Тот же жест протянутых вперед рук – раз. Затем повязка с красным крестом.
Вкупе с просьбой о перемирии повязка подтверждала, что он представляет те силы, которые не укорачивают, а удлиняют жизнь.
Не имеет значения, под каким знаком экстерриториальность. Тут что красный крест, а что просто крест.
На поле боя независимость исключена. Это еще хуже, чем выступить за какую-то одну сторону.
Доктору сразу об этом напомнили. Причем было ясно, что это не вся сумма, а только аванс.
Даже тут проявилась склонность этих людей все делать неспешно и наверняка.
Это сегодня они погромщики, а вчера, к примеру, кто-то был столяром.

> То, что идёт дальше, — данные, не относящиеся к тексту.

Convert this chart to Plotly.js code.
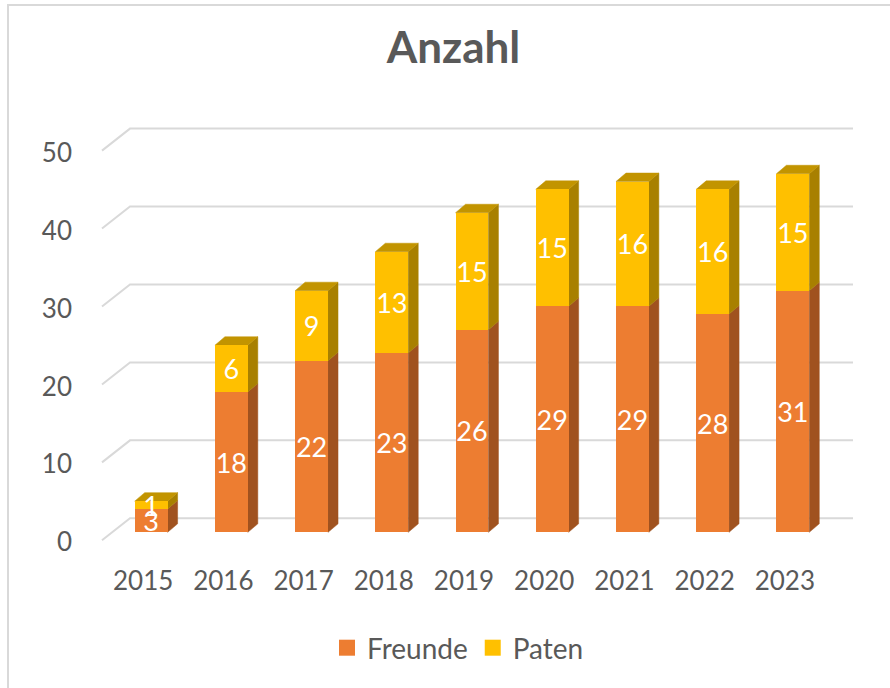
<!DOCTYPE html>
<html><head><meta charset="utf-8">
<script src="https://cdn.plot.ly/plotly-3.0.1.min.js"></script>
<style>html,body{margin:0;padding:0;background:#fff}</style>
</head><body><div id="chart" style="width:890px;height:688px"></div>
<script>
const years = ['2015','2016','2017','2018','2019','2020','2021','2022','2023'];
const freunde = [3,18,22,23,26,29,29,28,31];
const paten = [1,6,9,13,15,15,16,16,15];
const yTicks = [0,10,20,30,40,50];
const yTickText = ['0','10','20','30','40','50'];
const seriesNames = ['Freunde', 'Paten'];

const W = 890, H = 688;
const M = {l: 91, r: 37, t: 127, b: 144};
const xRange = [-0.75, 8.75], yRange = [-1.5, 52];
const plotW = W - M.l - M.r, plotH = H - M.t - M.b;
const ppx = plotW / (xRange[1] - xRange[0]);
const ppy = plotH / (yRange[1] - yRange[0]);
const barW = 0.41;
const depthX = 10 / ppx, depthY = 8.5 / ppy;
const FONT = 'Lato, "Open Sans", sans-serif';
const GREY = '#595959';

const cols = {f: '#ED7D31', fSide: '#A0521F', p: '#FFC000', pSide: '#A88000', pTop: '#C29400'};

const shapes = [];
// back-wall gridlines with perspective
yTicks.forEach(v => {
  shapes.push({type: 'path', layer: 'below', xref: 'x', yref: 'y',
    xsizemode: 'pixel', ysizemode: 'pixel', xanchor: xRange[0], yanchor: v,
    path: `M 11,-8 L 39,14 L ${plotW},14`,
    line: {color: '#D9D9D9', width: 2}});
});
function sidePath(i, b, t) {
  const xr = i + barW / 2;
  return `M ${xr},${b} L ${xr + depthX},${b + depthY} L ${xr + depthX},${t + depthY} L ${xr},${t} Z`;
}
function topPath(i, t) {
  const xl = i - barW / 2, xr = i + barW / 2;
  return `M ${xl},${t} L ${xr},${t} L ${xr + depthX},${t + depthY} L ${xl + depthX},${t + depthY} Z`;
}
years.forEach((y, i) => {
  const f = freunde[i], p = paten[i];
  shapes.push({type: 'path', layer: 'below', xref: 'x', yref: 'y', path: sidePath(i, 0, f),
    fillcolor: cols.fSide, line: {color: cols.fSide, width: 0.5}});
  shapes.push({type: 'path', layer: 'below', xref: 'x', yref: 'y', path: sidePath(i, f, f + p),
    fillcolor: cols.pSide, line: {color: cols.pSide, width: 0.5}});
  shapes.push({type: 'path', layer: 'below', xref: 'x', yref: 'y', path: topPath(i, f + p),
    fillcolor: cols.pTop, line: {color: cols.pTop, width: 0.5}});
});
// chart-area border (left and top edges visible)
const xp = px => (px - M.l) / plotW;
const yp = py => (H - M.b - py) / plotH;
shapes.push({type: 'path', layer: 'above', xref: 'paper', yref: 'paper',
  path: `M ${xp(8)},${yp(700)} L ${xp(8)},${yp(5)} L ${xp(900)},${yp(5)}`,
  line: {color: '#D9D9D9', width: 2}});

const common = {type: 'bar', x: years, width: barW, textposition: 'inside',
  insidetextanchor: 'middle', constraintext: 'none', textangle: 0, showlegend: false,
  textfont: {family: FONT, size: 27, color: '#FFFFFF'}, hoverinfo: 'skip'};
const traces = [
  Object.assign({}, common, {name: seriesNames[0], legendgroup: 'f', y: freunde, text: freunde.map(String),
    marker: {color: cols.f, line: {width: 0}}}),
  Object.assign({}, common, {name: seriesNames[1], legendgroup: 'p', y: paten, text: paten.map(String),
    marker: {color: cols.p, line: {width: 0}}}),
  // legend keys (larger square swatches)
  {type: 'scatter', mode: 'markers', x: [null], y: [null], name: seriesNames[0], legendgroup: 'f',
    marker: {symbol: 'square', size: 16, color: cols.f}, hoverinfo: 'skip'},
  {type: 'scatter', mode: 'markers', x: [null], y: [null], name: seriesNames[1], legendgroup: 'p',
    marker: {symbol: 'square', size: 16, color: cols.p}, hoverinfo: 'skip'}
];

const layout = {
  width: W, height: H, margin: M, barmode: 'stack',
  paper_bgcolor: '#FFFFFF', plot_bgcolor: 'rgba(0,0,0,0)',
  font: {family: FONT, color: GREY},
  title: {text: 'Anzahl', font: {family: FONT, size: 44, weight: 'bold', color: GREY},
    xref: 'container', yref: 'container', x: 453.5 / W, xanchor: 'center', y: 1 - 48 / H, yanchor: 'middle'},
  xaxis: {type: 'category', range: xRange, showgrid: false, zeroline: false, showline: false,
    ticks: '', tickfont: {family: FONT, size: 26, color: GREY}, ticklabelshift: -8, ticklabelstandoff: 19,
    fixedrange: true},
  yaxis: {range: yRange, tickvals: yTicks, ticktext: yTickText, showgrid: false, zeroline: false,
    showline: false, ticks: '', tickfont: {family: FONT, size: 26, color: GREY},
    ticklabelshift: 10, ticklabelstandoff: 18, fixedrange: true},
  legend: {orientation: 'h', xref: 'container', yref: 'container', x: 458 / W, xanchor: 'center',
    y: 1 - 648 / H, yanchor: 'middle', font: {family: FONT, size: 28, color: GREY}, traceorder: 'normal',
    itemwidth: 30},
  showlegend: true,
  shapes: shapes
};
Plotly.newPlot('chart', traces, layout, {displayModeBar: false, staticPlot: true});
</script></body></html>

С удовольствием выпиливал какую-то загогулину.
Сейчас он бьет, будто выпиливает. Старается не оставить ни одного свободного места.
Удивительно: на доктора сыплются удары, а он хочет разобраться. Спрашивает непонятно кого: почему так?
Вдруг в этом огненном потоке такое соображение: если всем известно, что он врач, то тут должны быть его больные.
Каждый когда-то маялся со своей хворью. Прямо в глаза заглядывал: не может ли доктор ему помочь?
Может, конечно. Уж какие сложные бывали случаи, а выход находился всегда.
Помимо капель и мазей, у него есть еще голос. Достаточно сказать, что все поправимо, и боль сразу отступает.
Теперь он сам пациент. Мысленно обращается к Самому Главному Доктору: “Сделайте что-то, мне плохо”.
18.
Тут какая-то рука изо всех сил толкнула Бинштока. В нескольких метрах от этого места он упал на мостовую.
Непонятно кого благодарить за дарованную ему жизнь. Ведь с одинаковым остервенением били все.
Что это за рука-предательница? Изменившая общей идее и решившая действовать в одиночку?
Наверное, дело в инстинкте самосохранения. Ведь у самых здоровых есть больные родственники.
Вот она и разжалась. Из твердой и острой превратилась в мягкую и податливую.